As keynote speaker for CREW-OC’s SPIRE awards in Costa Mesa in March, Osborn told the assembled that 9% of construction CEOs are women, 3% in architecture, with, “one place I couldn’t find any data: developers.”

Casco does its bit to make up the difference, at least on the civic side.

Over the last four years its workers have raised $90,000 for Make-A-Wish Orange County & the Inland Empire.

Volunteer days—a paid day off annually for employees to devote to charities—resulted in Casco’s wider affiliation with Caterina’s Club, the food-for-kids effort of Anaheim White House chef and owner Sir Bruno Serato, named for his mother.

A March company event, Casco Cares Chili Cook-Off, raised $18,000 to help feed and house the homeless under the Caterina’s Club banner, and a similar amount for Make-A-Wish.

A System

Giving is engrained at the company, starting at the top.

In talks she’ll note the absence of a glass ceiling in her career—mainly because she founded her own firm and has run it as chief executive for 19 years—then move quickly to thanking those who came before her, gave her a shot, while noting the gradual emergence of women in building trades, from “anomaly to icon.”
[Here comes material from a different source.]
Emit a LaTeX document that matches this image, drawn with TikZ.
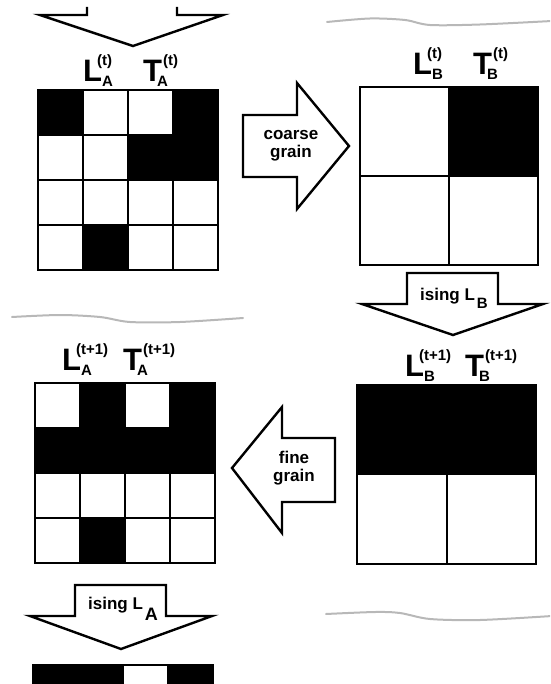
\documentclass[tikz,border=0pt]{standalone}
\usepackage{fontspec}
\setmainfont{Liberation Sans}
\usetikzlibrary{positioning}

% big spin letter with sub- and superscript: #1 letter, #2 sub, #3 sup, #4 sup kern, #5 sub kern
\newcommand{\spinlbl}[5]{%
  {\fontsize{31}{31}\selectfont #1}%
  \rlap{\kern#4pt\raisebox{16pt}{\fontsize{15}{15}\selectfont #3}}%
  \kern#5pt\raisebox{-5pt}{\fontsize{15}{15}\selectfont #2}}

\begin{document}
\begin{tikzpicture}[
    x=1pt, y=-1pt,
    line join=miter,
    blockarrow/.style={draw, fill=white, line width=2.4pt},
    gridline/.style={line width=2pt},
    frame/.style={line width=2.6pt},
    seam/.style={draw=black!28, line width=2pt, line cap=round},
    lbl/.style={inner sep=0pt, anchor=base west, font=\bfseries},
    arrowtext/.style={align=center, inner sep=0pt,
        font={\bfseries\fontsize{17}{18}\selectfont}}
]
\useasboundingbox (0,0) rectangle (550,684);
\clip (0,0) rectangle (550,684);

% --- torn edges ---
\draw[seam] plot[smooth] coordinates {(327,22) (370,18.5) (405,20) (430,25) (480,24.5) (552,21)};
\draw[seam] plot[smooth] coordinates {(12,317) (60,315) (100,317) (130,322) (180,322) (243,318)};
\draw[seam] plot[smooth] coordinates {(326,614) (375,612) (400,613) (430,619) (480,620) (552,616)};

% --- lattice A, step t ---
\begin{scope}[shift={(38,90)}]
  \fill[white] (0,0) rectangle (180,180);
  \foreach \c/\r in {0/0,3/0,2/1,3/1,1/3}
    \fill (\c*45,\r*45) rectangle ++(45,45);
  \foreach \k in {1,2,3}
    \draw[gridline] (\k*45,0) -- (\k*45,180) (0,\k*45) -- (180,\k*45);
  \draw[frame] (0,0) rectangle (180,180);
\end{scope}

% --- lattice B, step t ---
\begin{scope}[shift={(360,87)}]
  \fill (89,0) rectangle (178,89);
  \draw[gridline] (89,0) -- (89,178) (0,89) -- (178,89);
  \draw[frame] (0,0) rectangle (178,178);
\end{scope}

% --- lattice B, step t+1 ---
\begin{scope}[shift={(357,385)}]
  \fill (0,0) rectangle (179,89);
  \draw[gridline] (89.5,89) -- (89.5,179) (0,89) -- (179,89);
  \draw[frame] (0,0) rectangle (179,179);
\end{scope}

% --- lattice A, step t+1 ---
\begin{scope}[shift={(35,383)}]
  \foreach \c/\r in {1/0,3/0,0/1,1/1,2/1,3/1,1/3}
    \fill (\c*45,\r*45) rectangle ++(45,45);
  \foreach \k in {1,2,3}
    \draw[gridline] (\k*45,0) -- (\k*45,180) (0,\k*45) -- (180,\k*45);
  \draw[frame] (0,0) rectangle (180,180);
\end{scope}

% --- lattice A, step t+2 (cut off) ---
\begin{scope}[shift={(33,665)}]
  \foreach \c/\r in {0/0,1/0,3/0}
    \fill (\c*45,\r*45) rectangle ++(45,45);
  \foreach \k in {1,2,3}
    \draw[gridline] (\k*45,0) -- (\k*45,180) (0,\k*45) -- (180,\k*45);
  \draw[frame] (0,0) rectangle (180,180);
\end{scope}

% --- block arrows ---
\draw[blockarrow] (87,7) -- (87,15) -- (40,15) -- (133,46) -- (223,15) -- (177,15) -- (177,7);
\draw[blockarrow] (243,115) -- (297,115) -- (297,83) -- (349,146) -- (297,209) -- (297,177) -- (243,177) -- cycle;
\draw[blockarrow] (407,273) -- (498,273) -- (498,304) -- (543,304) -- (453,335) -- (362,304) -- (407,304) -- cycle;
\draw[blockarrow] (335,438) -- (282,438) -- (282,407) -- (232,468) -- (282,533) -- (282,502) -- (335,502) -- cycle;
\draw[blockarrow] (75,585) -- (166,585) -- (166,616) -- (212,616) -- (121,649) -- (30,616) -- (75,616) -- cycle;

% --- arrow texts ---
\node[arrowtext] (coarse) at (291,146) {coarse\\grain};
\node[arrowtext] (fine) at (294,468) {fine\\grain};
\node[lbl] (isingB) at (420,300) {\fontsize{17}{17}\selectfont ising L\kern2pt\raisebox{-8pt}{\fontsize{15}{15}\selectfont B}};
\node[lbl] (isingA) at (88,609) {\fontsize{17}{17}\selectfont ising L\kern2pt\raisebox{-11pt}{\fontsize{18}{18}\selectfont A}};

% --- spin labels ---
\node[lbl] (LAt) at (83,82) {\spinlbl{L}{A}{(t)}{-5}{0}};
\node[lbl] (TAt) at (143,82) {\spinlbl{T}{A}{(t)}{1}{-5}};
\node[lbl] (LBt) at (413,75) {\spinlbl{L}{B}{(t)}{-5}{0}};
\node[lbl] (TBt) at (473,75) {\spinlbl{T}{B}{(t)}{1}{-5}};
\node[lbl] (LAn) at (62,370) {\spinlbl{L}{A}{(t+1)}{-5}{0}};
\node[lbl] (TAn) at (123,370) {\spinlbl{T}{A}{(t+1)}{1}{-5}};
\node[lbl] (LBn) at (405,376) {\spinlbl{L}{B}{(t+1)}{-5}{0}};
\node[lbl] (TBn) at (465,376) {\spinlbl{T}{B}{(t+1)}{1}{-5}};

\end{tikzpicture}
\end{document}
Her community support has extended to South OC charity Laura’s House, and to Girls Inc. in Costa Mesa. She’s on the boards of both; Casco helps with upkeep at the former and began a “Casco Cares” program at the latter.

She’s involved at her alma mater, California State University-Long Beach, and Chapman University’s Argyros School of Business and Economics.

Taken together—industry talks, community support, pushing for change, backing it up with boots on the ground—the company and its founder are gaining a solid rep for pushing, pulling, constructing and confabbing colleagues and the collective industry to be their best.

Attraction

It’s partly what drew HR Director Casandra Buser to Casco five years ago, after 13 with Prudential Real Estate.

Community engagement “was a huge thing for us at Prudential,” Buser said, and it continued in her new role.

She said being a smaller company helps inspire volunteerism—employees know they can suggest events or favored causes and they’ll be heard; if something happens, they can see the results.

“They can come to me and say ‘hey let’s do this,’” Buser said. “They can feel it: ‘oh, I made a difference.’”

The employee who suggested Caterina’s Club, for instance, shook Serato’s hand.

“You could see he was touched,” Buser said.

In the end, it’s good business too, a boon, for instance, to recruiting and retention.

Back at a lectern, somewhere in OC, Osborn is delivering a signature line: “I’m just a contractor; I build [stuff].”

Later she adds another comment that given the company’s recent recognition plays even better.

“My team and I are dedicated to making the people that work and live in Orange County successful,” she said. “The secret to living is giving.”